Para Leonardo Boff:  “A  galinha expressa a situação humana no seu cotidiano, no circulo da vida privada, nos afazeres domésticos, nos hábitos e tradições culturais, na dimensão inevitável de limitações e sombras que marcam a vida, numa palavra, em sua imanência. A águia representa a mesma vida humana em sua criatividade, em sua capacidade de romper barreiras, em seus sonhos, em sua luz, resumindo, em sua transcendência. [...]. O ser humano precisa unir enraizamento e abertura, luz e sombra, céu e terra, masculino e feminino. Urge saciar as duas fomes que o acometem: fome de pão e fome de espiritualidade. Sente a urgência de celebrar um matrimônio de dimensões pessoais, sociais e cósmicas. De outro modo acabará sofrendo, fragmentando-se e perdendo seu centro.”

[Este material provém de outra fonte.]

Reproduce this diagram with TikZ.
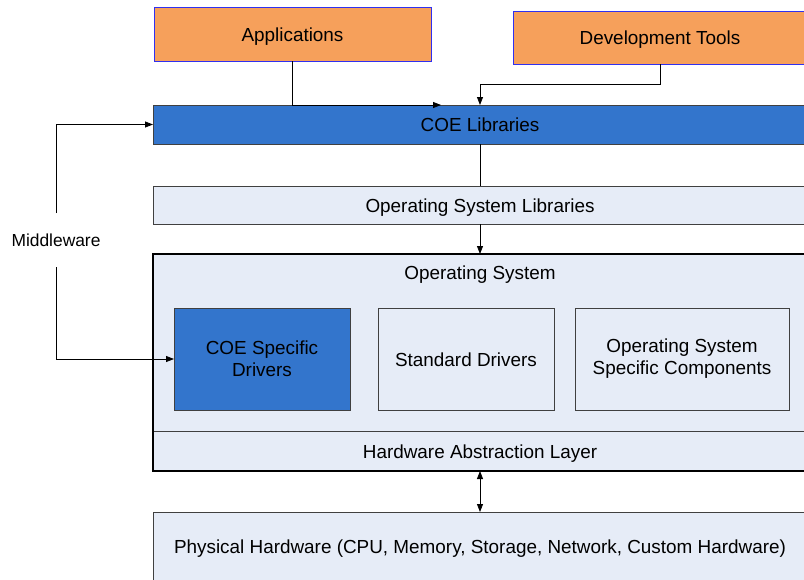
\documentclass[tikz,border=0pt]{standalone}
\usepackage{fontspec}
\setmainfont{Liberation Sans}
\usetikzlibrary{arrows.meta}
\definecolor{orangefill}{HTML}{F6A05B}
\definecolor{bluefill}{HTML}{3375CC}
\definecolor{lightfill}{HTML}{E6ECF7}
\definecolor{edgegray}{HTML}{404040}
\definecolor{edgeblue}{HTML}{3030F0}
\begin{document}
\begin{tikzpicture}[x=1pt,y=-1pt,
  every node/.style={font=\fontsize{18.9}{22}\selectfont, text=black, inner sep=0pt, outer sep=0pt},
  oneline/.style={text height=17pt, text depth=3pt},
  topbox/.style={rectangle, oneline, fill=orangefill, draw=edgeblue, line width=0.8pt, anchor=north west},
  layer/.style={rectangle, oneline, fill=lightfill, draw=edgegray, line width=0.9pt, anchor=north west},
  coebox/.style={rectangle, fill=bluefill, draw=edgegray, line width=0.9pt, anchor=north west},
  inbox/.style={rectangle, fill=lightfill, draw=edgegray, line width=0.9pt, anchor=north west, align=center},
  arr/.style={-{Triangle[length=8pt,width=6pt]}, line width=0.8pt, draw=black},
  conn/.style={line width=0.8pt, draw=black}]
\useasboundingbox (0,0) rectangle (804,579);
\clip (0,0) rectangle (804,579);
\fill[white] (0,0) rectangle (804,579);

% top boxes
\node[topbox, minimum width=277pt, minimum height=54pt] (app) at (154,7) {Applications};
\node[topbox, minimum width=294pt, minimum height=53pt] (dev) at (513,11) {Development Tools};

% layers
\node[coebox, oneline, minimum width=654pt, minimum height=39pt] (coe) at (153,105) {COE Libraries};
\node[layer, minimum width=654pt, minimum height=38pt] (oslib) at (153,186) {Operating System Libraries};

% operating system
\node[rectangle, fill=lightfill, anchor=north west, minimum width=654pt, minimum height=217pt] (os) at (153,254) {};
\node[oneline] (ostitle) at (480,272) {Operating System};
\node[rectangle, oneline, fill=lightfill, anchor=north west, minimum width=654pt, minimum height=40pt] (hal) at (153,431) {Hardware Abstraction Layer};
\draw[draw=edgegray, line width=0.9pt] (hal.north west) -- (hal.north east);
\node[coebox, align=center, minimum width=176pt, minimum height=102pt] (coed) at (174,308) {COE Specific\\Drivers};
\node[inbox, oneline, minimum width=176pt, minimum height=102pt] (std) at (378,308) {Standard Drivers};
\node[inbox, minimum width=214pt, minimum height=102pt] (ossc) at (575,308) {Operating System\\Specific Components};
\draw[black, line width=1.8pt] (os.north west) rectangle (os.south east);

% physical hardware
\node[layer, minimum width=654pt, minimum height=68pt] (phys) at (153,512) {Physical Hardware (CPU, Memory, Storage, Network, Custom Hardware)};

% middleware
\node[font=\fontsize{17.4}{20}\selectfont, minimum height=54pt] (mw) at (56,240) {Middleware};

% connectors
\coordinate (a1) at (441,105);
\coordinate (a2) at (480,105);
\draw[arr] (app.south) |- (a1);
\draw[arr] (dev.south) -- ++(0,20) -| (a2);
\draw[conn] (coe.south) -- (oslib.north);
\draw[arr] (oslib.south) -- (os.north);
\draw[{Triangle[length=8pt,width=6pt]}-{Triangle[length=8pt,width=6pt]}, line width=0.8pt] (os.south) -- (phys.north);
\draw[arr] (mw.north) |- (coe.west);
\draw[arr] (mw.south) |- (coed.west);
\end{tikzpicture}
\end{document}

Voltando ao inicio desse artigo, poderíamos dizer que meditamos pelo desejo de ser águias.  Meditamos para sermos completos e encontrarmos nosso centro. Meditamos para chegarmos a transcedência...Mas, cuidado! Uma sociedade materialista fará você se contentar com os grãos jogados no chão e levará você a viver eternamente em um galinheiro.